Privy Council Enforces Arbitration Agreement: When “May” Means “Must”

By Alex J. Potts, Sedgwick-Chudleigh Bermuda

The Privy Council has handed down its judgment in Anzen Limited v Hermes One Limited [2016] UKPC 1, a case concerning enforcement of an arbitration agreement. The judgment can be found at http://www.bailii.org/uk/cases/UKPC/2016/1.html. The appeal came from the Eastern Caribbean (BVI) Courts, but the decision is of significance for all arbitration-friendly offshore jurisdictions whose final right of appeal lies with the Privy Council, including Bermuda and the Cayman Islands.

The main issue on the appeal was the proper interpretation of an arbitration clause in a BVI company’s shareholders’ agreement which provided that, in the event of an unresolved dispute, “any party may submit the dispute to binding arbitration.” The arbitration agreement was subject to English law, and any arbitration was intended to be subject to ICC arbitration rules and the English Court’s supervisory jurisdiction.

It was concluded both at first instance and in the BVI Court of Appeal that the use of the word “may” effectively resulted in the arbitration clause being non-exclusive, permissive and optional, rather than mandatory; and that, unless and until a party actually had exercised its arbitration option by commencing an ICC arbitration with respect to a dispute, there was no basis for the BVI Court to stay any Court proceedings.

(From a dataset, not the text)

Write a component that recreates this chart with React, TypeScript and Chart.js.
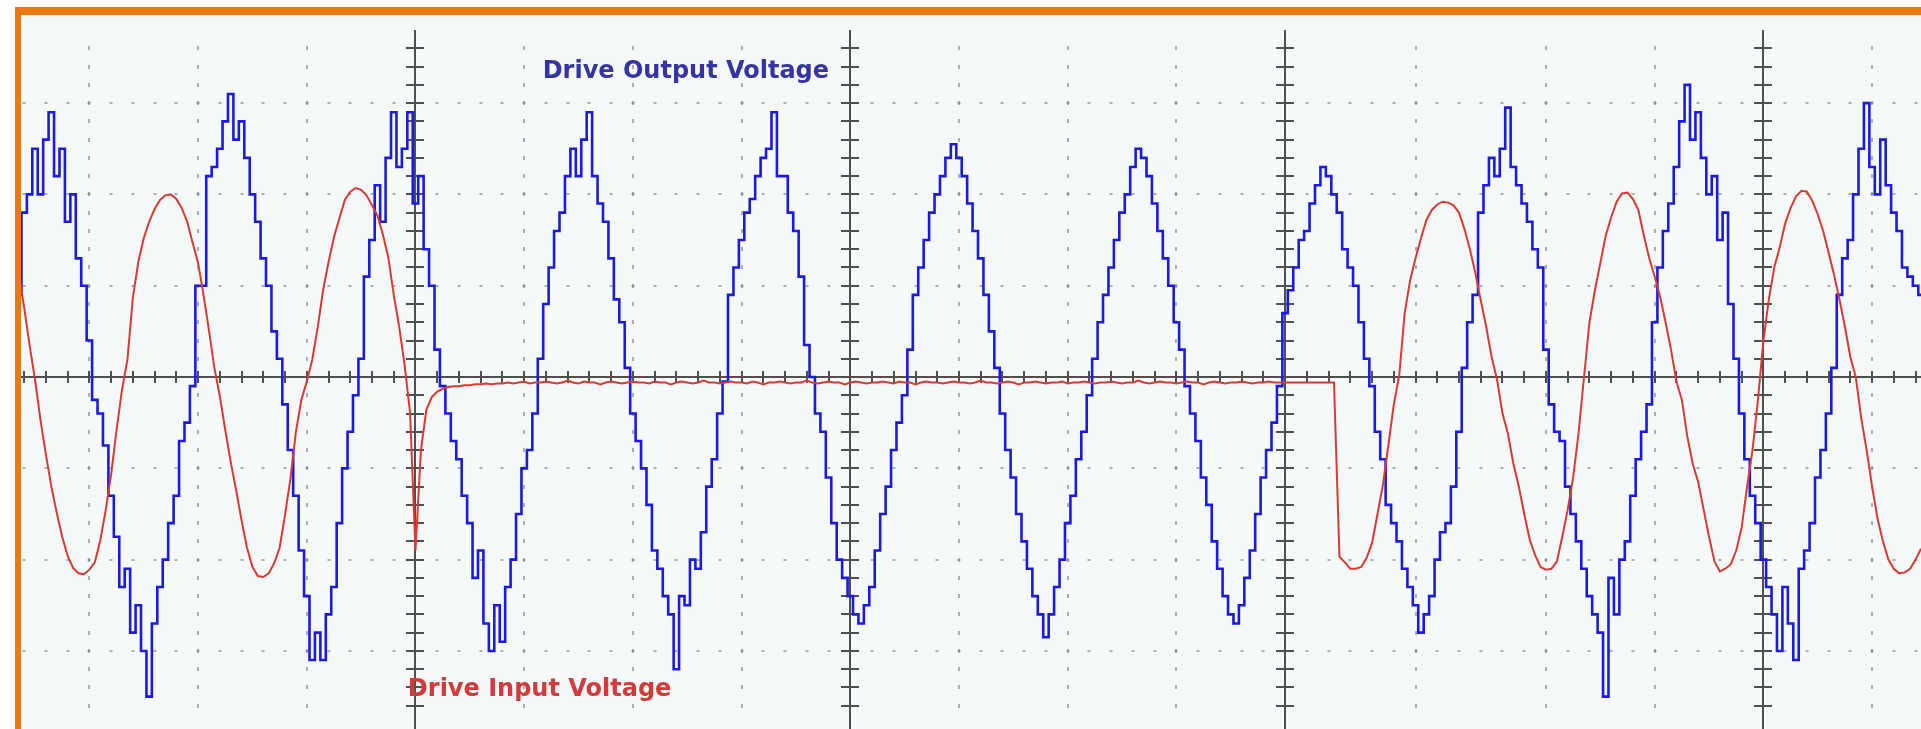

The Privy Council disagreed. Although it did not accept that the arbitration clause was mandatory in all circumstances, it concluded that it was mandatory in the event that either party unequivocally insisted on there being an arbitration of any unresolved disputes (even if that party was not minded to commence arbitration itself, but simply waited until the other party did so).

The decision is to be welcomed as yet another example of the Court’s willingness to uphold and enforce arbitration agreements in arbitration-friendly jurisdictions such as Bermuda, the BVI, and the Cayman Islands.

However, the decision also illustrates, quite starkly, the importance of careful drafting of any arbitration agreement or jurisdiction agreement. Had the parties and their lawyers clearly used the word “shall” rather than the word “may” in the arbitration clause, they might have avoided the time and costs associated with over two years of litigation and two appeals.